One such data stream that has received attention in terms of establishing estimates of producing volume on a much shorter time scale are the microseismic emissions that are recorded during hydraulic stimulations.  Microseismic monitoring has become a well-established method as applied to monitoring of hydraulically stimulated wells.   Since its commercial inception 20 years ago, the technology has steadily evolved to provide more meaningful answers to operators in terms answering baseline questions on fracture geometry, investigating to what extent different injection parameters may influence the stimulation, and revealing the response to changes in geology.   

However, early estimates of producing volume under the assumption that each microseismic event contributes equally to the overall production of the reservoir consistently has resulted in overestimates of productive volume consequently causing some to question the value of the technology.  These simplistic methodologies are often being driven by a very cursory analysis of the microseismicity, where the focus is on obtaining a location in the reservoir and a relative size estimate.  There is much more information available in the microseismic data stream than is typically brought to bear to answer these problems. 

A number of advancements in understanding the microseismic response are allowing for data-driven decisions to be made from the results of monitoring.  By using of advanced processing to reconstruct the failure mechanisms (Seismic Moment Tensor Inversion or SMTI), models of the discrete crack network (DCN) can be constructed based on the microseismic response offering very tight constraints to be placed on the geomechanics of the fracture development.  Furthermore, the idea that microseismic events do not occur in isolation but rather they behave in a collective manner resulting from the underlying stress-strain state, crack state and rock mass properties themselves provides further insights into the development of productive volumes (referred to as Dynamic Parameter Analysis or DPA).  Inherently, without explicit accounting of the crack behaviour within a volume we can through DPA identify the resultant deformability associate with the developed crack network leading to productive volume enhancement and the percolation of hydrocarbons back to the treatment well.
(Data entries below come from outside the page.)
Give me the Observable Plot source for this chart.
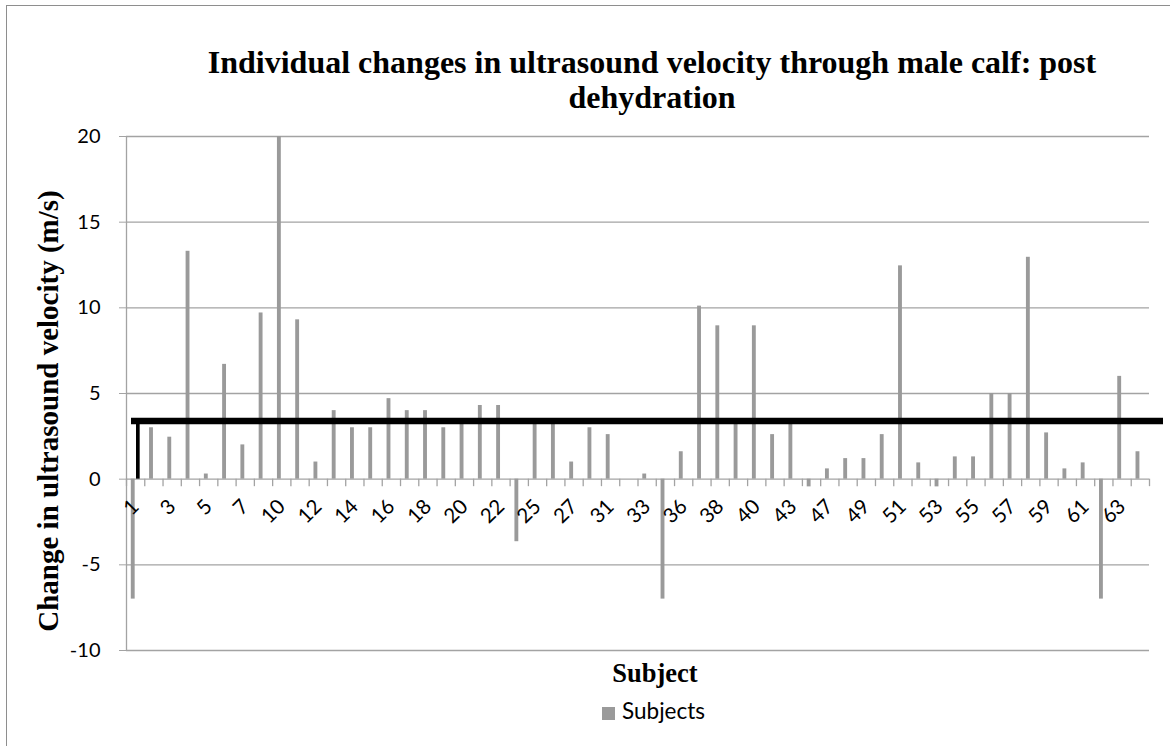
<!DOCTYPE html>
<html>
<head>
<meta charset="utf-8">
<script src="https://cdn.jsdelivr.net/npm/d3@7"></script>
<script src="https://cdn.jsdelivr.net/npm/@observablehq/plot@0.6"></script>
<style>
  html, body { margin: 0; padding: 0; background: #fff; overflow: hidden; }
  #wrap { position: relative; width: 1170px; height: 746px; }
  #chart { position: absolute; left: 0; top: 0; }
  .frame { position: absolute; left: 6px; top: 5px; width: 1200px; height: 800px; border: 1.3px solid #8e8e8e; pointer-events: none; }
  .serif { font-family: "Liberation Serif", "Times New Roman", serif; font-weight: bold; color: #000; }
  #title { position: absolute; left: 152px; top: 45px; width: 1000px; text-align: center; font-size: 32px; line-height: 35px; }
  #xlabel { position: absolute; left: 555px; top: 660px; width: 200px; text-align: center; font-size: 26.5px; line-height: 1; }
  #ylabel { position: absolute; left: 47.5px; top: 411px; transform: translate(-50%, -50%) rotate(-90deg); white-space: nowrap; font-size: 29px; line-height: 1; }
  #legend { position: absolute; left: 602px; top: 700px; display: flex; align-items: center; font-family: Lato, sans-serif; font-size: 22.5px; line-height: 1; color: #000; }
  #legend .sw { width: 13px; height: 13px; background: #9a9a9a; margin-right: 7px; margin-top: 4px; }
</style>
</head>
<body>
<div id="wrap">
  <div id="chart"></div>
  <div class="frame"></div>
  <div id="title" class="serif">Individual changes in ultrasound velocity through male calf: post<br>dehydration</div>
  <div id="ylabel" class="serif">Change in ultrasound velocity (m/s)</div>
  <div id="xlabel" class="serif">Subject</div>
  <div id="legend"><div class="sw"></div><span>Subjects</span></div>
</div>
<script>
// Subject IDs (categories, in order along the x axis)
const subjects = ["1","2","3","4","5","6","7","8","10","11","12","13","14","15","16","17","18","19","20","21","22","23","25","26","27","29","31","32","33","34","36","37","38","39","40","41","43","45","47","48","49","50","51","52","53","54","55","56","57","58","59","60","61","62","63","64"];
// Change in ultrasound velocity (m/s) per subject
const changes = [-7.0, 3.0, 2.45, 13.3, 0.3, 6.7, 2.0, 9.7, 20.0, 9.3, 1.0, 4.0, 3.0, 3.0, 4.7, 4.0, 4.0, 3.0, 3.4, 4.3, 4.3, -3.65, 3.2, 3.4, 1.0, 3.0, 2.6, 0, 0.3, -7.0, 1.6, 10.1, 8.95, 3.4, 8.95, 2.6, 3.2, -0.45, 0.6, 1.2, 1.2, 2.6, 12.45, 0.95, -0.45, 1.3, 1.3, 5.0, 5.0, 12.95, 2.7, 0.6, 0.95, -7.0, 6.0, 1.6];
// Subject labels shown on the x axis (every other category)
const labelledSubjects = ["1","3","5","7","10","12","14","16","18","20","22","25","27","31","33","36","38","40","43","47","49","51","53","55","57","59","61","63"];
// Y axis ticks
const yTicks = [-10, -5, 0, 5, 10, 15, 20];
// Mean change (black reference line)
const meanChange = [3.4];

const data = subjects.map((s, i) => ({subject: s, change: changes[i]}));
const labelData = labelledSubjects.map(s => ({subject: s}));

const W = 1170, H = 746, mL = 126, mR = 21, mT = 136, mB = 96;
const step = (W - mL - mR) / subjects.length;
const pxPerUnit = (H - mT - mB) / (yTicks[yTicks.length - 1] - yTicks[0]);
const tickLen = 7.5 / pxPerUnit;
const gridColor = "#a3a3a3";
const barColor = "#9a9a9a";

const chart = Plot.plot({
  width: W, height: H,
  marginLeft: mL, marginRight: mR, marginTop: mT, marginBottom: mB,
  style: {fontFamily: "Lato, sans-serif", fontSize: "20px", background: "transparent", overflow: "visible"},
  x: {type: "band", domain: subjects, padding: 0, round: false, axis: null},
  y: {domain: [yTicks[0], yTicks[yTicks.length - 1]], axis: null},
  marks: [
    Plot.ruleY(yTicks, {stroke: gridColor, strokeWidth: 1.3}),
    Plot.ruleX([subjects[0]], {y1: yTicks[0], y2: yTicks[yTicks.length - 1], dx: -step / 2, stroke: gridColor, strokeWidth: 1.3}),
    Plot.ruleX(subjects, {x: d => d, y1: 0, y2: -tickLen, dx: -step / 2, stroke: gridColor, strokeWidth: 1.3}),
    Plot.ruleX([subjects[subjects.length - 1]], {x: d => d, y1: 0, y2: -tickLen, dx: step / 2, stroke: gridColor, strokeWidth: 1.3}),
    Plot.axisY({ticks: yTicks, tickSize: 7, tickPadding: 19, stroke: gridColor, fill: "black", fontSize: 20, label: null, tickFormat: d => String(d)}),
    Plot.barY(data, {x: "subject", y: "change", fill: barColor, insetLeft: 4.8, insetRight: 9.6}),
    Plot.barY([{subject: subjects[0], change: meanChange[0]}], {x: "subject", y: "change", fill: "black", insetLeft: 10, insetRight: 4.6}),
    Plot.ruleY(meanChange, {stroke: "black", strokeWidth: 6.5, insetLeft: 5, insetRight: -14}),
    Plot.text(labelData, {x: "subject", y: 0, text: "subject", rotate: -45, textAnchor: "end", dy: 24, fontSize: 20.5, fill: "black"})
  ]
});
document.getElementById("chart").appendChild(chart);
</script>
</body>
</html>
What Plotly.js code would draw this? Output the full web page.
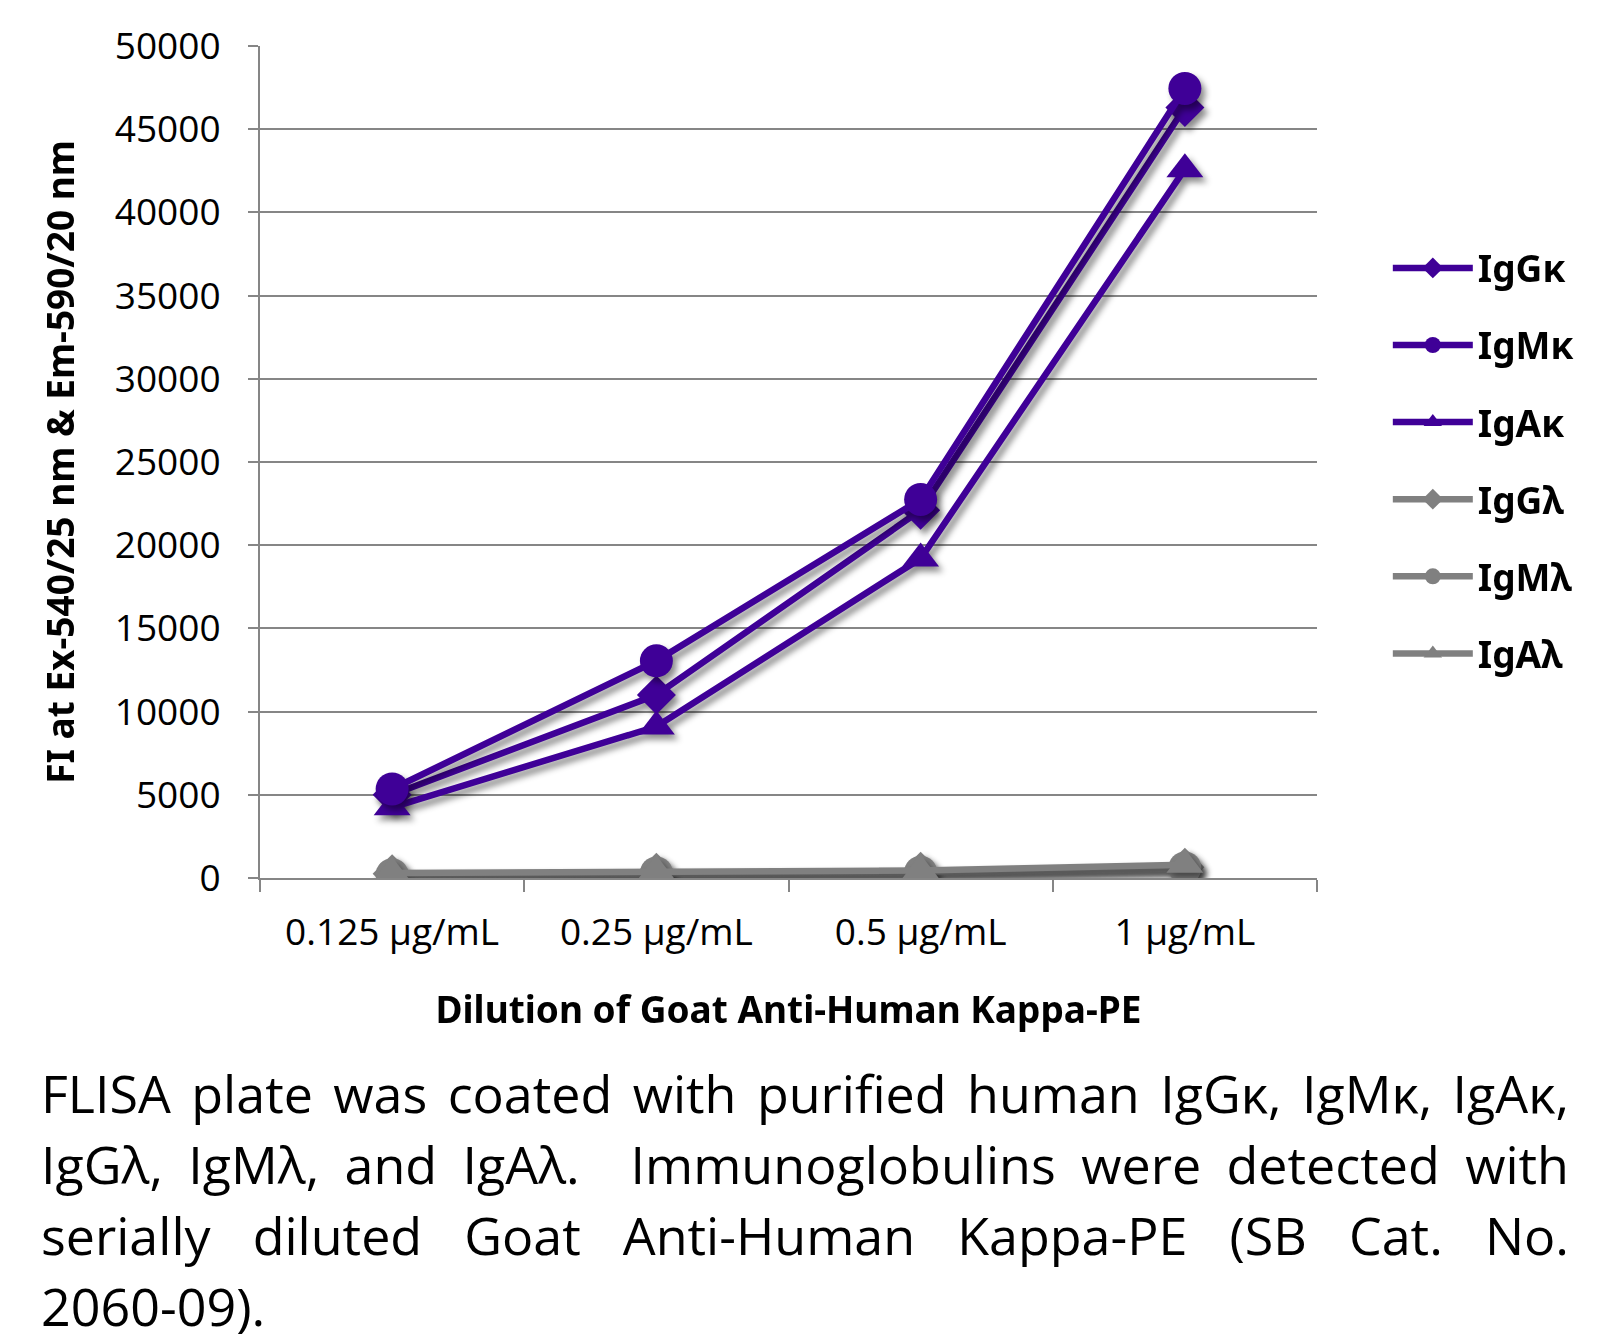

In this study, by utilizing DPA concepts, we examine the possibility DPA can provide constraints on RTA analyses and that with history matching, as a proof of concept proxy, we can provide near real-time feedback (predictive relationships) on the effectiveness of the frac design rather than waiting for production data to be collected.  We further examine the opportunity to define distinct volumes associated with different stimulations that can be used in further optimal field development of a reservoir and thereby provide a clearer estimate of the attainable reserves (i.e. a calibration point for reserve estimation).  This also includes an in-depth examination of stage length variability and its implications on well spacing and pad design and the resulting well performance.